About
Like many other units that fought so bravely in the European or Pacific Theater during World War 2, the 83rd Infantry Division established a Veterans Association after the end of the conflict. World War 2 forged a special bond that could not be broken, that of the combat infantryman. The 83rd Infantry Division that had seen action during World War 1 was reactivated in 1942 and a total of almost 15 000 young Americans were brought together from all over the country. Three years later, the division had suffered 170.2% or 23980 casualties.

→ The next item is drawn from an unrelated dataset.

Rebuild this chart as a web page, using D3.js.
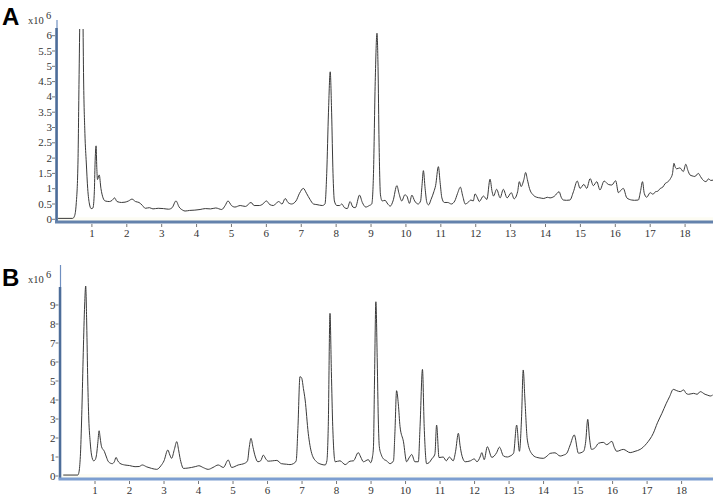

After living together for more than two years in the mud of Camp Atterbury, the hedgerows of Normandy and the terrible cold of the Ardennes these men, once strangers to each other, had become a family. The 83rd Infantry Division Association was built on this camaraderie and its initial mission was best described by James Hanrahan, the Association’s first president: … to keep firm the friendships and fraternal companionship that had their conception at Atterbury but matured and ripened through the thorough aging of war. Within our ranks, in peace as in war, there are rich and poor; Republicans and Democrats; lawyers and laborers; farmers and factory men; Protestants, Jews, Catholics and agnostics. The patch of the 83rd is big enough to shade and merge all differences. Once a year we will assemble through our association newspaper. For the rest of our lives I pray we will be together constantly in the pleasant grip of comradeship.
The Association has met every year since 1947 and today it includes the veterans, the families and friends of the 83rd who continue the commitment to the original mission while adding the vision to preserve and promote the legacy of the 83rd as well.
Mission statement
Our mission is to build on the camaraderie first developed among the members of the 83rd Infantry Division and attached units during World War II by bringing all 83rd veterans, including veterans of the 83rd ARCOM and 83rd ARRTC, together at an annual reunion and through the Association magazine, the Thunderbolt; by expanding the Association’s membership by social media and other means to include relatives and friends of the 83rd; by honoring all those who served in the 83rd and attached units, living and deceased; and by preserving and promoting the 83rd’s historical legacy for all.